A ce propos, la syndicaliste considère que les chiffres de l’OFS sont biaisés, puisqu’ils ne prennent pas en compte le travail partiel, qui concerne majoritairement les femmes. «Il existe un indice européen qui en tient compte, le GOEG (Gender overall earnings gap, ndlr), ce qui donne un résultat encore plus mauvais. En 2018, selon cet indice, l'écart salarial dans le secteur privé suisse était de 43,2%, donc bien plus que les 17,5% calculés par l’OFS. Cela fait de nous le 3e pire élève d’Europe.»
Revoir la loi
L'égalité salariale est pourtant inscrite dans la Constitution fédérale depuis 1981. Mais Unia rappelle que les modestes améliorations n'ont été obtenues que grâce à des années de pression de la part des syndicats et des mouvements féministes.
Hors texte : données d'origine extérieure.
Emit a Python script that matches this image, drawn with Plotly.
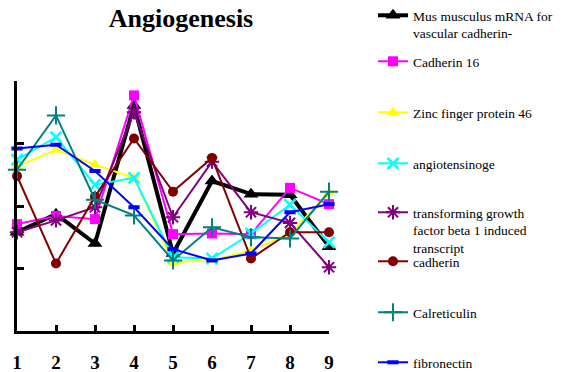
import plotly.graph_objects as go

categories = [1, 2, 3, 4, 5, 6, 7, 8, 9]
tick_labels = ["1", "2", "3", "4", "5", "6", "7", "8", "9"]

mus_musculus = [1.58, 1.87, 1.40, 3.61, 1.24, 2.40, 2.19, 2.18, 1.35]
cadherin_16 = [1.71, 1.84, 1.79, 3.77, 1.55, 1.56, 1.55, 2.29, 2.03]
zinc_finger = [2.63, 2.90, 2.66, 2.45, 1.10, 1.13, 1.29, 1.56, 2.21]
angiotensinoge = [2.74, 3.10, 2.34, 2.45, 1.18, 1.16, 1.56, 2.02, 1.42]
tgf_beta = [1.58, 1.77, 1.98, 3.50, 1.82, 2.71, 1.90, 1.73, 1.02]
cadherin = [2.48, 1.08, 2.15, 3.08, 2.23, 2.77, 1.16, 1.58, 1.58]
calreticulin = [2.58, 3.45, 2.10, 1.85, 1.13, 1.66, 1.50, 1.48, 2.23]
fibronectin = [2.92, 2.98, 2.56, 1.98, 1.31, 1.13, 1.24, 1.90, 2.03]

series = [
    ("Mus musculus mRNA for<br>vascular cadherin-", mus_musculus, "#000000", 4,
     dict(symbol="triangle-up", size=13, color="#000000")),
    ("Cadherin 16", cadherin_16, "#FF00FF", 2,
     dict(symbol="square", size=10, color="#FF00FF")),
    ("Zinc finger protein 46", zinc_finger, "#FFFF00", 2,
     dict(symbol="triangle-up", size=11, color="#FFFF00")),
    ("angiotensinoge", angiotensinoge, "#00FFFF", 2,
     dict(symbol="x-thin", size=11, color="#00FFFF", line=dict(color="#00FFFF", width=2.5))),
    ("transforming growth<br>factor beta 1 induced<br>transcript", tgf_beta, "#800080", 2,
     dict(symbol="asterisk", size=12, color="#800080", line=dict(color="#800080", width=2))),
    ("cadherin", cadherin, "#800000", 2,
     dict(symbol="circle", size=10, color="#800000")),
    ("Calreticulin", calreticulin, "#008080", 2,
     dict(symbol="cross-thin", size=13, color="#008080", line=dict(color="#008080", width=2))),
    ("fibronectin", fibronectin, "#0000FF", 2,
     dict(symbol="line-ew", size=8, color="#0000FF", line=dict(color="#0000FF", width=4))),
]

W, H = 571, 372
legend_marker_px = [12, 61, 112, 163, 212, 261, 312, 362]

fig = go.Figure()
layout_legends = {}
for i, (name, vals, color, lw, marker) in enumerate(series):
    lname = "legend" if i == 0 else f"legend{i + 1}"
    fig.add_trace(go.Scatter(
        x=categories, y=vals, name=name, mode="lines+markers",
        line=dict(color=color, width=lw), marker=marker,
        legend=lname, cliponaxis=False,
    ))
    top_px = legend_marker_px[i] - 15
    layout_legends[lname] = dict(
        xref="container", yref="container",
        x=373 / W, y=1 - top_px / H, xanchor="left", yanchor="top",
        bgcolor="rgba(0,0,0,0)", borderwidth=0, valign="top",
        font=dict(family="Liberation Serif", size=13.5, color="#000000"),
        itemsizing="trace",
    )

fig.update_layout(
    width=W, height=H,
    margin=dict(l=17, r=242, t=81, b=41, autoexpand=False),
    paper_bgcolor="white", plot_bgcolor="white",
    font=dict(family="Liberation Serif", color="#000000"),
    showlegend=True,
    title=dict(text="<b>Angiogenesis</b>", x=181 / W, xanchor="center",
               y=1 - 18 / H, yanchor="middle",
               font=dict(family="Liberation Serif", size=26, color="#000000")),
    xaxis=dict(range=[1, 9], tickvals=categories, ticktext=tick_labels,
               showgrid=False, zeroline=False, showline=True, linecolor="#000000",
               linewidth=3, ticks="inside", ticklen=6, tickwidth=3, tickcolor="#000000",
               ticklabelstandoff=12,
               tickfont=dict(family="Liberation Serif", size=19, color="#000000", weight="bold")),
    yaxis=dict(range=[0, 4], tickvals=[0, 1, 2, 3, 4], showticklabels=False,
               showgrid=False, zeroline=False, showline=True, linecolor="#000000",
               linewidth=3, ticks="inside", ticklen=7, tickwidth=3, tickcolor="#000000"),
    **layout_legends,
)

fig.write_html("out.html")
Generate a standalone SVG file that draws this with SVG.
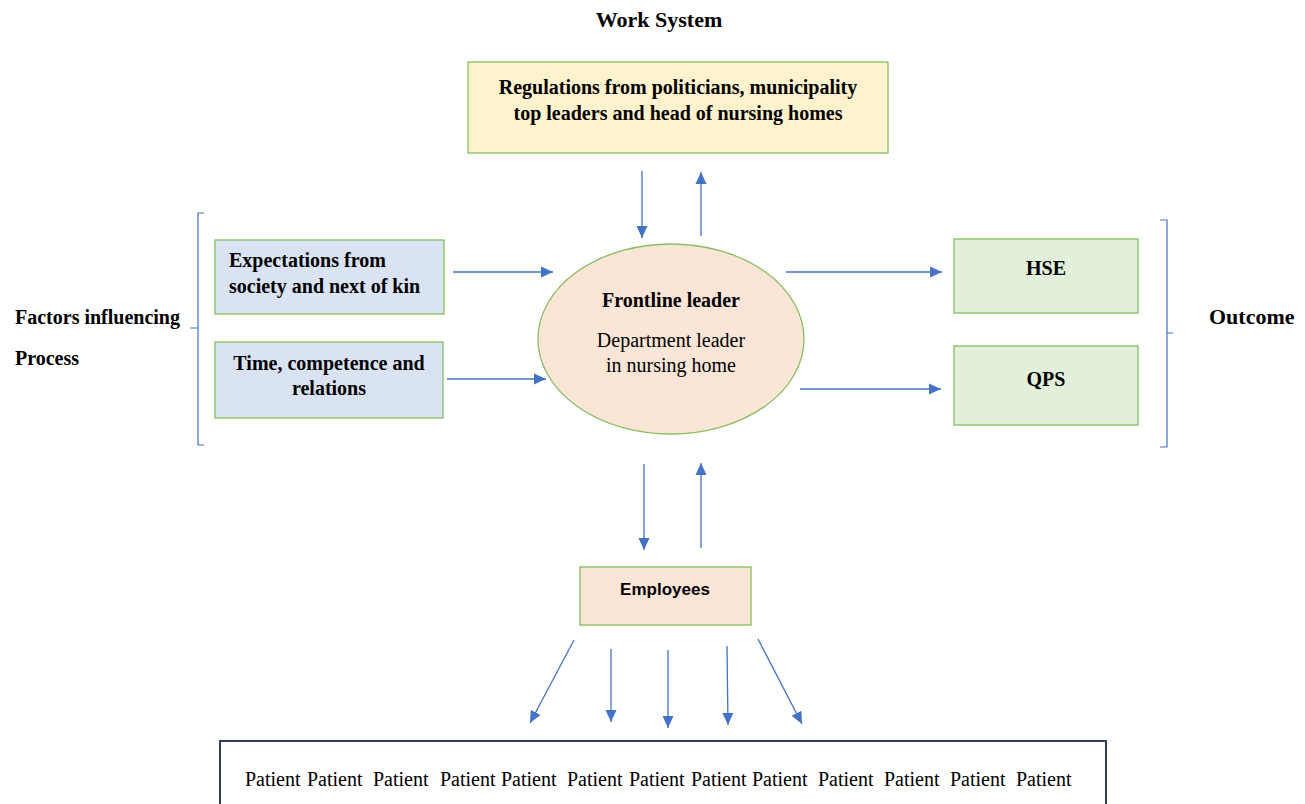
<svg xmlns="http://www.w3.org/2000/svg" width="1305" height="804" viewBox="0 0 1305 804">
<style>
.b{font-family:"Liberation Serif","Times New Roman",serif;font-weight:bold;font-size:20px;fill:#000}
.big{font-size:22px}
.r{font-family:"Liberation Serif","Times New Roman",serif;font-size:20px;fill:#000}
.s{font-family:"Liberation Sans",Arial,sans-serif;font-weight:bold;font-size:17px;fill:#000}
.box{stroke:#86BE60;stroke-width:1.3}
.c{stroke:#4472C4;stroke-width:1.3;fill:none}
.br{stroke:#4472C4;stroke-width:1.2;fill:none}
</style>
<defs>
<marker id="ah" markerUnits="userSpaceOnUse" markerWidth="13" markerHeight="13" viewBox="0 0 13 13" refX="12" refY="6.5" orient="auto">
<path d="M0,1 L12,6.5 L0,12 Z" fill="#4472C4"/>
</marker>
</defs>
<rect width="1305" height="804" fill="#fff"/>
<text class="b big" x="659" y="27" text-anchor="middle">Work System</text>
<text class="b" x="15" y="324">Factors influencing</text>
<text class="b" x="15" y="365">Process</text>
<text class="b big" x="1209" y="324">Outcome</text>
<path class="br" d="M204,213 H198 V445 H204 M198,328 H190"/>
<path class="br" d="M1160,220 H1167 V447 H1160 M1167,333 H1173"/>
<g id="regulations">
<rect class="box" x="468" y="62" width="420" height="91" fill="#FFF2CC"/>
<text class="b" x="678" y="94" text-anchor="middle">Regulations from politicians, municipality</text>
<text class="b" x="678" y="120" text-anchor="middle">top leaders and head of nursing homes</text>
</g>
<g id="expectations">
<rect class="box" x="215" y="240" width="229" height="74" fill="#DAE3F3"/>
<text class="b" x="229" y="267">Expectations from</text>
<text class="b" x="229" y="293">society and next of kin</text>
</g>
<g id="time">
<rect class="box" x="215" y="342" width="228" height="76" fill="#DAE3F3"/>
<text class="b" x="329" y="370" text-anchor="middle">Time, competence and</text>
<text class="b" x="329" y="395" text-anchor="middle">relations</text>
</g>
<g id="leader">
<ellipse class="box" cx="671" cy="339" rx="133" ry="95" fill="#FBE5D6"/>
<text class="b" x="671" y="307" text-anchor="middle">Frontline leader</text>
<text class="r" x="671" y="347" text-anchor="middle">Department leader</text>
<text class="r" x="671" y="372" text-anchor="middle">in nursing home</text>
</g>
<g id="hse">
<rect class="box" x="954" y="239" width="184" height="74" fill="#E2EFDA"/>
<text class="b" x="1046" y="275" text-anchor="middle">HSE</text>
</g>
<g id="qps">
<rect class="box" x="954" y="346" width="184" height="79" fill="#E2EFDA"/>
<text class="b" x="1046" y="386" text-anchor="middle">QPS</text>
</g>
<g id="employees">
<rect class="box" x="580" y="567" width="171" height="58" fill="#FBE5D6"/>
<text class="s" x="665" y="595" text-anchor="middle">Employees</text>
</g>
<g id="patients">
<rect x="220" y="741" width="886" height="70" fill="#fff" stroke="#2F3F5F" stroke-width="2"/>
<text class="r" y="786"><tspan x="245">Patient</tspan><tspan x="307">Patient</tspan><tspan x="373">Patient</tspan><tspan x="440">Patient</tspan><tspan x="501">Patient</tspan><tspan x="567">Patient</tspan><tspan x="629">Patient</tspan><tspan x="691">Patient</tspan><tspan x="752">Patient</tspan><tspan x="818">Patient</tspan><tspan x="884">Patient</tspan><tspan x="950">Patient</tspan><tspan x="1016">Patient</tspan></text>
</g>
<g id="connectors">
<line class="c" x1="642" y1="171" x2="642" y2="238" marker-end="url(#ah)"/>
<line class="c" x1="701" y1="236" x2="701" y2="172" marker-end="url(#ah)"/>
<line class="c" x1="453" y1="272" x2="553" y2="272" marker-end="url(#ah)"/>
<line class="c" x1="447" y1="379" x2="546" y2="379" marker-end="url(#ah)"/>
<line class="c" x1="786" y1="272" x2="942" y2="272" marker-end="url(#ah)"/>
<line class="c" x1="800" y1="389" x2="941" y2="389" marker-end="url(#ah)"/>
<line class="c" x1="644" y1="464" x2="644" y2="550" marker-end="url(#ah)"/>
<line class="c" x1="701" y1="548" x2="701" y2="463" marker-end="url(#ah)"/>
<line class="c" x1="574" y1="640" x2="530" y2="723" marker-end="url(#ah)"/>
<line class="c" x1="611" y1="649" x2="611" y2="722" marker-end="url(#ah)"/>
<line class="c" x1="668" y1="650" x2="668" y2="728" marker-end="url(#ah)"/>
<line class="c" x1="727" y1="646" x2="728" y2="725" marker-end="url(#ah)"/>
<line class="c" x1="758" y1="639" x2="802" y2="724" marker-end="url(#ah)"/>
</g>
</svg>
Le syndicat estime que la révision de la Loi sur l’égalité, entrée en vigueur en 2020, n’a pas eu beaucoup d’effet, puisque seules les 500 plus grandes entreprises du pays ont l’obligation d’analyser leurs salaires, alors que c’est dans les petites que le problème est le plus flagrant. De plus, les employeurs peuvent effectuer cet examen via des organes de révision privés, ce qui exclut les représentants des travailleurs et des travailleuses.
Unia souhaite que la Loi sur l’égalité soit adaptée. Le syndicat exige notamment des contrôles réguliers des salaires dans les entreprises, y compris les petites, réalisés par des organismes indépendants et transparents. II veut également un durcissement des sanctions à l'égard des contrevenants. «Actuellement, déplore Aude Spang, la seule contrainte pour eux, c’est de procéder à une nouvelle analyse quatre ans plus tard.» Enfin, Unia demande que les salaires soient augmentés dans les branches à forte proportion de femmes, et que davantage de places d’accueil abordables pour les enfants soient créées, pour en finir avec les inégalités structurelles.
Mais au niveau politique, rien ne bouge pour l’instant. «On nous répète sans arrêt qu'il faut attendre le bilan intermédiaire de la Loi sur l’égalité que fera le Conseil fédéral en 2025. Cela évolue beaucoup trop lentement, s’impatiente Aude Spang. Combien de temps faudra-t-il encore attendre avant que l'égalité salariale ne devienne réalité?»